Rural communities and farming regions have been devastated by the ferocious bushfires that raged across Victoria last weekend and continue to burn today, including at least four Slow Food convivia in the most seriously affected areas north and east of Melbourne.
Slow Food Australia chairman Leonie Furber said it was difficult to know what to say in light of such a devastating situation: ‘The very fabric of so many country communities has been engulfed by these fires. Small farming and timber communities – the symbolic heart of so much of Australia’s rural life – have lost families, farms, homes, livestock, crops and wildlife.’
Miranda Sharp of the Victorian Farmers Market Association (VFMA) confirmed that none of the 500 stallholders from the Melbourne Community Farmers’ Markets – including the Slow Food Melbourne Farmers’ Market – have lost their lives, although many have suffered major damage on their properties and/or have lost their livelihood.
‘Victorian farmers have already faced years of drought. Two weeks of a scorching heat wave destroyed many crops across the state, further stretching their scarce water resources. Now many have been hit with almost apocalyptic bushfires.
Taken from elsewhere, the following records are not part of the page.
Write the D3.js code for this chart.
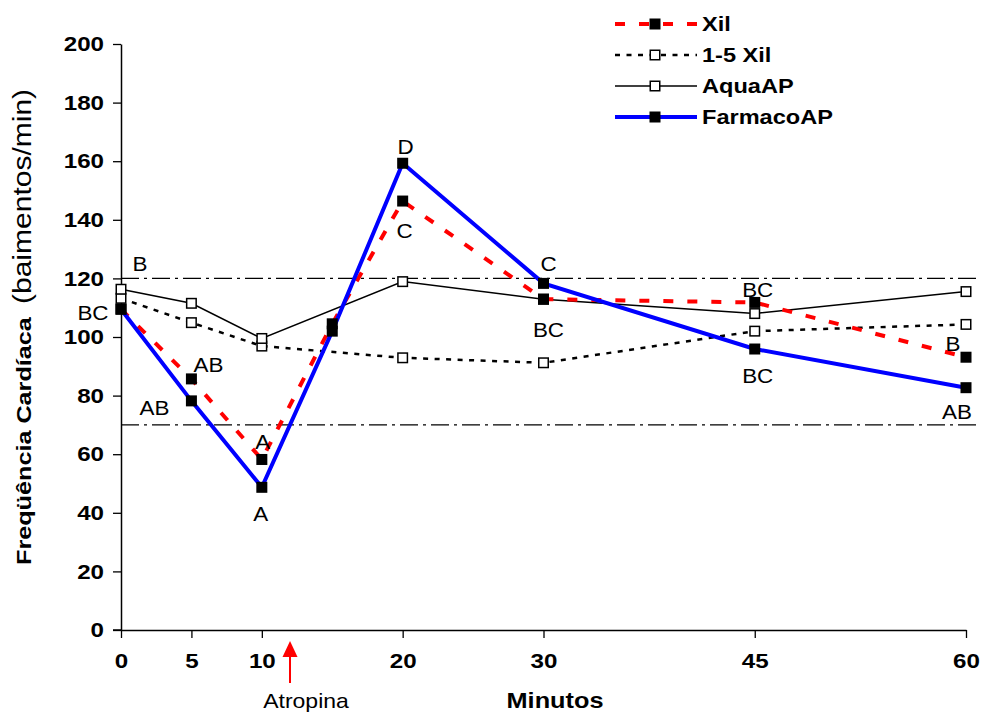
<!DOCTYPE html>
<html><head><meta charset="utf-8">
<script src="https://cdn.jsdelivr.net/npm/d3@7"></script>
<style>
body{margin:0;background:#fff;}
svg{display:block;font-family:"Liberation Sans",Arial,Helvetica,sans-serif;}
</style></head><body>
<svg id="chart" width="983" height="713"></svg>
<script>
// Heart rate (beats/min) over time for each treatment group
const minutes = [0, 5, 10, 15, 20, 30, 45, 60];
const xTickValues = [0, 5, 10, 20, 30, 45, 60];
const yTickValues = [0, 20, 40, 60, 80, 100, 120, 140, 160, 180, 200];
const xilValues = [109.5, 85.7, 58.2, 104.5, 146.4, 112.9, 111.8, 93.1];
const xil15Values = [113.2, 104.9, 96.9, null, 92.9, 91.2, 102.0, 104.3];
const aquaValues = [116.3, 111.5, 99.5, null, 118.9, 112.9, 108.0, 115.5];
const farmacoValues = [109.5, 78.2, 48.7, 102.0, 159.3, 118.3, 95.9, 82.7];
const referenceLevels = [120, 70];
const seriesNames = ["Xil", "1-5 Xil", "AquaAP", "FarmacoAP"];
// significance letters for the two drug groups
const xilLetters = ["BC", "AB", "A", "", "C", "BC", "BC", "B"];
const farmacoLetters = ["B", "AB", "A", "", "D", "C", "BC", "AB"];
const atropineMinute = 12;

// label placement around each point (pixels)
const xilLetterOffsets = [[-28, 4], [17, -14], [1, -18], [0, 0], [2, 30], [5, 31], [3, -12], [-13, -13]];
const farmacoLetterOffsets = [[19, -45], [-37, 7], [-1, 27], [0, 0], [3, -16], [5, -19], [3, 27], [-9, 24]];

const SX = 1.15; // horizontal text stretch
const svg = d3.select("#chart");
const x = d3.scaleLinear().domain([0, 60]).range([121, 966]);
const y = d3.scaleLinear().domain([0, 200]).range([630, 44]);

function stretchText(sel) {
  sel.each(function () {
    const t = d3.select(this);
    const tx = +t.attr("x") || 0, ty = +t.attr("y") || 0;
    t.attr("x", null).attr("y", null)
     .attr("transform", `translate(${tx},${ty}) scale(${SX},1)`);
  });
}

// reference levels
svg.append("g").selectAll("line").data(referenceLevels).join("line")
  .attr("x1", x(0)).attr("x2", 978)
  .attr("y1", d => y(d)).attr("y2", d => y(d))
  .attr("stroke", "#000").attr("stroke-width", 1.3)
  .attr("stroke-dasharray", "18,5,3,5");

// axes
const yAxis = svg.append("g").attr("transform", `translate(${x(0)},0)`)
  .call(d3.axisLeft(y).tickValues(yTickValues).tickSize(8).tickSizeOuter(0).tickPadding(9));
const xAxis = svg.append("g").attr("transform", `translate(0,${y(0)})`)
  .call(d3.axisBottom(x).tickValues(xTickValues).tickSize(8).tickSizeOuter(0).tickPadding(15));
[yAxis, xAxis].forEach(a => {
  a.selectAll("path.domain").attr("stroke", "#000").attr("stroke-width", 1.5);
  a.selectAll(".tick line").attr("stroke", "#000").attr("stroke-width", 1.3);
  a.selectAll(".tick text").attr("fill", "#000").attr("font-size", 21).attr("font-weight", "bold")
    .attr("font-family", '"Liberation Sans",Arial,sans-serif').call(stretchText);
});
// extend x axis line left to meet the y tick
xAxis.append("line").attr("x1", x(0) - 8).attr("x2", x(0)).attr("y1", 0).attr("y2", 0)
  .attr("stroke", "#000").attr("stroke-width", 1.5);

// series
function pts(vals) {
  return minutes.map((m, i) => ({ m, v: vals[i] })).filter(d => d.v !== null);
}
const line = d3.line().x(d => x(d.m)).y(d => y(d.v));
const series = [
  { name: seriesNames[1], data: pts(xil15Values), color: "#000", width: 2.5, dash: "5,6.5", filled: false },
  { name: seriesNames[2], data: pts(aquaValues), color: "#000", width: 1.5, dash: null, filled: false },
  { name: seriesNames[0], data: pts(xilValues), color: "#ff0000", width: 4, dash: "10,14", filled: true },
  { name: seriesNames[3], data: pts(farmacoValues), color: "#0000ff", width: 4, dash: null, filled: true }
];
const plot = svg.append("g");
series.forEach(s => {
  plot.append("path").datum(s.data).attr("d", line)
    .attr("fill", "none").attr("stroke", s.color).attr("stroke-width", s.width)
    .attr("stroke-dasharray", s.dash);
});
function marker(g, filled) {
  if (filled) {
    g.append("rect").attr("x", -5.5).attr("y", -5.5).attr("width", 11).attr("height", 11).attr("fill", "#000");
  } else {
    g.append("rect").attr("x", -4.75).attr("y", -4.75).attr("width", 9.5).attr("height", 9.5)
      .attr("fill", "#fff").attr("stroke", "#000").attr("stroke-width", 1.5);
  }
}
series.forEach(s => {
  s.data.forEach(d => {
    const g = plot.append("g").attr("transform", `translate(${x(d.m)},${y(d.v)})`);
    marker(g, s.filled);
  });
});

// letters
const letterG = svg.append("g").attr("font-size", 19.5).attr("fill", "#000");
function letters(vals, labels, offs) {
  minutes.forEach((m, i) => {
    if (!labels[i]) return;
    letterG.append("text")
      .attr("transform", `translate(${x(m) + offs[i][0]},${y(vals[i]) + offs[i][1]}) scale(${SX},1)`)
      .attr("text-anchor", "middle").attr("dy", "0.36em").text(labels[i]);
  });
}
letters(xilValues, xilLetters, xilLetterOffsets);
letters(farmacoValues, farmacoLetters, farmacoLetterOffsets);

// legend
const legendStyles = [series[2], series[0], series[1], series[3]];
const legend = svg.append("g");
legendStyles.forEach((s, i) => {
  const ly = 24 + i * 31;
  legend.append("line").attr("x1", 615).attr("x2", 697).attr("y1", ly).attr("y2", ly)
    .attr("stroke", s.color).attr("stroke-width", s.width).attr("stroke-dasharray", s.dash);
  marker(legend.append("g").attr("transform", `translate(655,${ly})`), s.filled);
  legend.append("text").attr("transform", `translate(702,${ly}) scale(${SX},1)`)
    .attr("dy", "0.36em").attr("font-size", 20.5).attr("font-weight", "bold").text(s.name);
});

// axis titles
svg.append("text").attr("transform", `translate(555,700) scale(${SX},1)`)
  .attr("text-anchor", "middle").attr("dy", "0.36em")
  .attr("font-size", 22).attr("font-weight", "bold").text("Minutos");
const yt = svg.append("text").attr("transform", "translate(31,565) rotate(-90) scale(1.2,1)")
  .attr("text-anchor", "start");
yt.append("tspan").attr("font-weight", "bold").attr("font-size", 21).text("Freqüência Cardíaca");
yt.append("tspan").attr("dx", 11).attr("font-size", 25).text("(baimentos/min)");

// atropine injection marker
const ax = x(atropineMinute);
svg.append("line").attr("x1", ax).attr("x2", ax).attr("y1", 683).attr("y2", 655)
  .attr("stroke", "#ff0000").attr("stroke-width", 2);
svg.append("path").attr("d", `M${ax},641 L${ax - 7.5},657 L${ax + 7.5},657 Z`).attr("fill", "#ff0000");
svg.append("text").attr("transform", `translate(${ax + 16},701) scale(${SX},1)`)
  .attr("text-anchor", "middle").attr("dy", "0.36em").attr("font-size", 20).text("Atropina");
</script>
</body></html>
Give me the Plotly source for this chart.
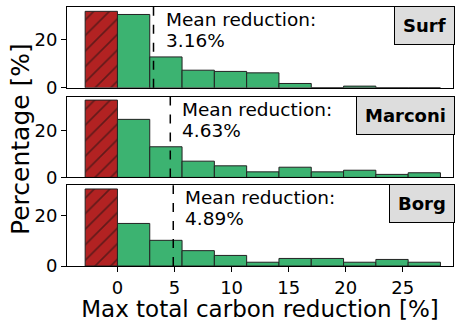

It’s hard to imagine how they will recover and rebuild, but the amazing thing about Australian farmers, and rural communities in general, is how resilient they can be in the face of adversity,’ said Kelly Donati of Slow Food in Victoria.
Farmers across Australia are assisting by collecting money, fodder, fencing and other farming supplies. 150 semi-trailer loads, or 2,000 tons, of hay are on their way into devastated areas from across Australia and the Victorian Farmers Federation has set up a toll-free number for farmers and is organizing stock adjistment for badly damaged properties.
Slow Food and VFMA are encouraging residents to assist Victorian producers through this period by buying directly at local farmers markets, which will inevitably have less variety, fewer stallholders and more expensive prices in months to come. In addition, the VFMA will begin fundraising this Saturday February 14 at local farmers’ markets and Slow Food Australia has encouraged members to donate to the Red Cross Victorian bushfire appeal.
In conjunction with Slow Food convivia in Victoria, Slow Food Australia is also looking to provide more practical support for the food communities affected by these bushfires in the weeks and months ahead. There have been terrific expressions of support from Terra Madre Australian producers and chefs already, who want to use their foods and skills to contribute to the rebuilding effort in these communities.
For more information, or to find out how to donate, please visit the Slow Food Australia website.
Australian staff in the Slow Food offices in Bra, Italy and students at the nearby University of Gastronomic Sciences would like to extend their heartfelt compassion to the affected rural communities.